Although the Firebase gives us the possibility of test suites run, it didn’t come for free. A maximum timeout for test execution is 30 minutes. This is more than enough for 90% of use cases, but in our case having one test suite containing all test classes proved to be a problematic solution as our E2E tests are executing 60+ minutes.
The reason behind this 30 min limit, according to the discussions on Google forums and Slack, is the system stability, so they found the compromise on 30 min. Executing anything longer than that would be interrupted without any results.
We solved this problem by creating many small test suites which are executed one after another, with separate gcloud calls. As a consequence, report generation was even more complex, but possible at least, giving us the working solution at the end.
Here we’ll try to sum up the pros and cons from both services:
- CLI simplicity: Firebase
- Plugin accessibility: AWS
- System reports(mailing list): None
- Reports accessibility: Firebase
- Digested report: Firebase
- Devices choice: AWS (Firebase have a 15-20 different devices)
- Up-to-date compatibility: Firebase
- Support accessibility: Firebase (almost instant via Slack)

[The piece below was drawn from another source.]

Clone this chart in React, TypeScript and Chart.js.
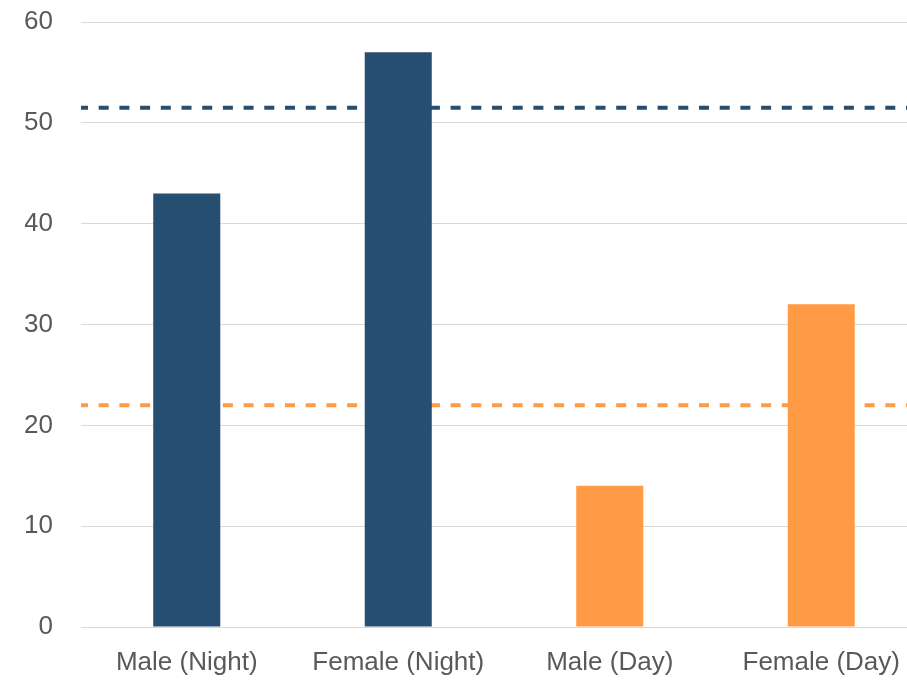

- Device remote control: AWS
- System stability: AWS (On Firebase we had a lot of “infrastructure failures” on certain devices)
- IDE integration: Firebase
- iOS support: Both(with the slight advantage to AWS as Firebase XCUITest support is in closed beta at the time of writing)
This list could go on and on, but its goal is not to tell you”You should never use service X”. I wanted to point out to the issues and advantages from the real world example.
A general feeling I get as a user of these services is that there is no large freedom of choice. As our requests and expectations are higher, the walls we hit are higher as well, and it happens much often. The worst thing about it is that you cannot be aware of all these tiny issues when making a decision. Who would think of JUnit4 issues on AWS… but it happens.
Note: These services are used on unlimited payed plans, including the traffic generated on Google Cloud Storage. There was no limitations of service due to free or trial usage.